OKLAHOMA CITY - Thanks to a last minute veto handed down by Governor Keating, the Oklahoma Horse Racing Commission will not be able to pay for track audits to ensure racing revenue is distributed properly, according to a state legislator.
"Basically, Governor Keating has removed the watchdog in charge of monitoring how wagers, purse money and tax revenues are distributed by the race tracks," said Senator Lewis Long. "The Governor has opened a Pandora's box with the potential for all kinds of mistakes and abuses that could end up costing racing fans, horse owners and taxpayers millions of dollars."
Governor Keating vetoed a $303,000 appropriation for the Oklahoma Horse Racing Commission in the final week of the legislative session. Even though it didn't receive that funding, the commission was still required to fund a state employee pay raise. In order to fulfill that obligation, the commission was forced to cut other parts of its budget, including a $48,000 professional services contract with the State Auditor's office, the entity it has hired to conduct audits of all the pari-mutual tracks in Oklahoma.

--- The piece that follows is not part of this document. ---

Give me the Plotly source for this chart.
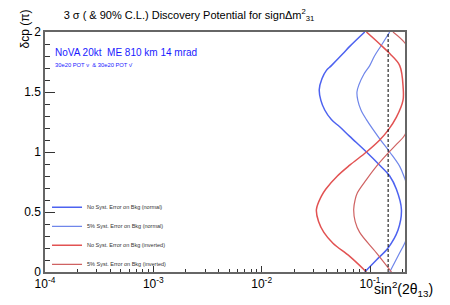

"Thanks to Governor Keating, we're just going to have to trust the tracks to keep the books, check for errors and correct mistakes. If a track makes an error, and I understand mistakes are relatively common when you're dealing with millions of dollars and complicated wagering formulas, it's going to cost people money.
"That's not fair to racing fans, horse owners, taxpayers or anyone else who benefits from racing revenues."

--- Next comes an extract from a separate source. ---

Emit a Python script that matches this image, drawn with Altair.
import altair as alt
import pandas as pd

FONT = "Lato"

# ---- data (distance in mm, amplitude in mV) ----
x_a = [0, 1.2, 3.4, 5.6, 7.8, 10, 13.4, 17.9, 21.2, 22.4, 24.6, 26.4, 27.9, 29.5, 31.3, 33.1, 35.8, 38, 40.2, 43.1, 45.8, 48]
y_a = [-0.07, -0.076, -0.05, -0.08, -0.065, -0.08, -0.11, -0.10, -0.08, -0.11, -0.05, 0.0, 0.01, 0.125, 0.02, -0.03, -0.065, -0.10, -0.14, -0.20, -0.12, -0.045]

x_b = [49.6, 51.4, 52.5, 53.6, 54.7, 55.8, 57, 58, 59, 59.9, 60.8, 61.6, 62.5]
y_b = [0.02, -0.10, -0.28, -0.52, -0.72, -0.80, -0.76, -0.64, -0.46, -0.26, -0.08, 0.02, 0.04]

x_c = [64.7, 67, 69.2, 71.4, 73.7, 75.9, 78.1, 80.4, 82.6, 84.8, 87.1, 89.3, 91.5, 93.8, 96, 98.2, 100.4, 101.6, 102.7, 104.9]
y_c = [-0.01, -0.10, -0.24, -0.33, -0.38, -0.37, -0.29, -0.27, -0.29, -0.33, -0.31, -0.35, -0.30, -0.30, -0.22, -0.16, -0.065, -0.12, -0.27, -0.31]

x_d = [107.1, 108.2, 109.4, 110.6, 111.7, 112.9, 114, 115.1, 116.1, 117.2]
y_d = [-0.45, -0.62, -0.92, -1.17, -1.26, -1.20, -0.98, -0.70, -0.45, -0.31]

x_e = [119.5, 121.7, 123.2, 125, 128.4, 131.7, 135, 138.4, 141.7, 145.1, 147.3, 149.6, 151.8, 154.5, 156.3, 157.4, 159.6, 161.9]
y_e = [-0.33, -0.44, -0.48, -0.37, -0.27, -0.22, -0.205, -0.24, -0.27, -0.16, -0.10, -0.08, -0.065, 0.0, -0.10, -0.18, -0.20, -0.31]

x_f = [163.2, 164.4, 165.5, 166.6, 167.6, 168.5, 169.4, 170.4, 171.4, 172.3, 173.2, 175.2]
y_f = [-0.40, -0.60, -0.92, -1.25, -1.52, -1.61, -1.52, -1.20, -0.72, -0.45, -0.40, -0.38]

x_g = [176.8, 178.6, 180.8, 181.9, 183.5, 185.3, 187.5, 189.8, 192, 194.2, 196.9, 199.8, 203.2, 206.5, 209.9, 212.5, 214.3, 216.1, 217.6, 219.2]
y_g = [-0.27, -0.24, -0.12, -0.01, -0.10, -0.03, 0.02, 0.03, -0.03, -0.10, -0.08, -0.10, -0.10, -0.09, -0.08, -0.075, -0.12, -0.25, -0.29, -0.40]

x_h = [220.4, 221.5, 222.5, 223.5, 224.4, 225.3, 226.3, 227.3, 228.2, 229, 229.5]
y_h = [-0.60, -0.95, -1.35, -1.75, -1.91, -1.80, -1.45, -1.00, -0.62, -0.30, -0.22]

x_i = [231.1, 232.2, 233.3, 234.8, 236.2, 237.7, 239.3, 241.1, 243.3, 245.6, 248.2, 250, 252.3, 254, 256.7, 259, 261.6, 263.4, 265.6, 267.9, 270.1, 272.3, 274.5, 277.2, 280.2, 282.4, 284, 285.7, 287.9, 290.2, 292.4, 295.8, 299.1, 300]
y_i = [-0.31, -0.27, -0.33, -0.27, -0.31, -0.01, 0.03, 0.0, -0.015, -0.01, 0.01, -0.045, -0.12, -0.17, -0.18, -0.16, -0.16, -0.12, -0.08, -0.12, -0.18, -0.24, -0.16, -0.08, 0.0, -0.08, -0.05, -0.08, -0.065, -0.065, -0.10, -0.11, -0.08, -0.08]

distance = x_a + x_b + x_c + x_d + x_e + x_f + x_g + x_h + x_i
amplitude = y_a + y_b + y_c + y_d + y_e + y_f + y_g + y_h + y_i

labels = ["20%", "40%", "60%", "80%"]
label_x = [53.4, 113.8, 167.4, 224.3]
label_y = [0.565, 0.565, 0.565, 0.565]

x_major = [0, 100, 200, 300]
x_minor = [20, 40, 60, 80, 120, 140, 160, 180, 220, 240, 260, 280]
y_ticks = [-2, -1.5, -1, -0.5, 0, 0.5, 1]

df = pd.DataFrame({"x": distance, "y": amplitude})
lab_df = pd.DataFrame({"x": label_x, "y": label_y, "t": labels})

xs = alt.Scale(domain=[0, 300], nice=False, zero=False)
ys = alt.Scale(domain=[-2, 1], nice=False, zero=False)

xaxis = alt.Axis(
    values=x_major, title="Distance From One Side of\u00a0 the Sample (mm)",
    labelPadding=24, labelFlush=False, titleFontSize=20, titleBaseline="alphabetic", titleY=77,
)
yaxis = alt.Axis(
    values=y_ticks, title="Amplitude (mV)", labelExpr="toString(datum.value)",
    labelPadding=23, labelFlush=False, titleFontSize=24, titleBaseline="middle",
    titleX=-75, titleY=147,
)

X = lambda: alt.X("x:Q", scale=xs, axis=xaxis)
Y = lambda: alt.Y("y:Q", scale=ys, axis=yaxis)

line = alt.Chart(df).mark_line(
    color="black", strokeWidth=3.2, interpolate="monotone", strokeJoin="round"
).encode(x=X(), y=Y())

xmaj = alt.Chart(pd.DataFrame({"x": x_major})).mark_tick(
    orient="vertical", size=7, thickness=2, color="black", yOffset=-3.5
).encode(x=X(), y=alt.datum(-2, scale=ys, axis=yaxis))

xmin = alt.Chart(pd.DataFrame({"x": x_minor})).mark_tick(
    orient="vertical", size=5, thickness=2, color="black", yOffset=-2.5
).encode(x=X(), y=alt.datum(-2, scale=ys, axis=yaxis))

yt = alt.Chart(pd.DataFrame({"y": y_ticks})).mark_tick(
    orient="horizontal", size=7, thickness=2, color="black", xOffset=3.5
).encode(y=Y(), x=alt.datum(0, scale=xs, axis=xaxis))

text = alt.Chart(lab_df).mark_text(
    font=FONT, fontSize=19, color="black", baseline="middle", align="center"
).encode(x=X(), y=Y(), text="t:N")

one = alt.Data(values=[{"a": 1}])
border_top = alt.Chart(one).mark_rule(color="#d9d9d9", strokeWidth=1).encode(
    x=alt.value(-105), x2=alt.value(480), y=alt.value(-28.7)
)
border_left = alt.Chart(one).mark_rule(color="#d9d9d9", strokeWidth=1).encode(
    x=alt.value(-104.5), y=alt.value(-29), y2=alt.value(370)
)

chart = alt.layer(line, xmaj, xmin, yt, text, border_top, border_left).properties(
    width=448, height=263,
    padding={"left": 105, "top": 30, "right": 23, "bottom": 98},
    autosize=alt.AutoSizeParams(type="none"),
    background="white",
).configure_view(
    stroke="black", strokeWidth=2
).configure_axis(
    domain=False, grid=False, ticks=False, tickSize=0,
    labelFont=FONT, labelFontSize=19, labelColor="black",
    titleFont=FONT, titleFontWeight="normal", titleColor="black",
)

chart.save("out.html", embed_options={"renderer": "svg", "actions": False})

Under the old contract with the racing commission, the auditor's office provided a daily presence at the tracks, checking the revenue distribution on individual live races and meets as they came in. Distribution mistakes were not uncommon, according to auditors, and could be somewhat large, such as one case where $60,000 was distributed incorrectly. The Oklahoma auditing system had worked so well, in fact, that other states had modeled their pari-mutual tracking systems after Oklahoma's.
"We had a great system in place, until Governor Keating got involved. We need the auditor there to act as a safety net, to catch the mistakes that slip by the tracks. That's why we have auditors in the first place.
"Governor Keating has created a situation where we can't guarantee that racing revenues are being distributed accurately. That's going to make it difficult to convince people, whether they're Oklahomans or out-of-state tourists, that everything is being run on the up and up in our pari-mutual system," said Senator Long.
Since Governor Keating hasn't acted responsibly on pari-mutual racing, the Tulsa-area legislator is urging track owners to pick up the slack left by the veto.
"I would like to see track owners pitch in and pay the state auditor's fee themselves. It would show everyone that they're interested in running a top notch operation, and it would bail us out of another crisis created by Governor Keating," said Senator Long.
If the tracks don't intervene, Senator Long said legislators will try to fix the problem next session.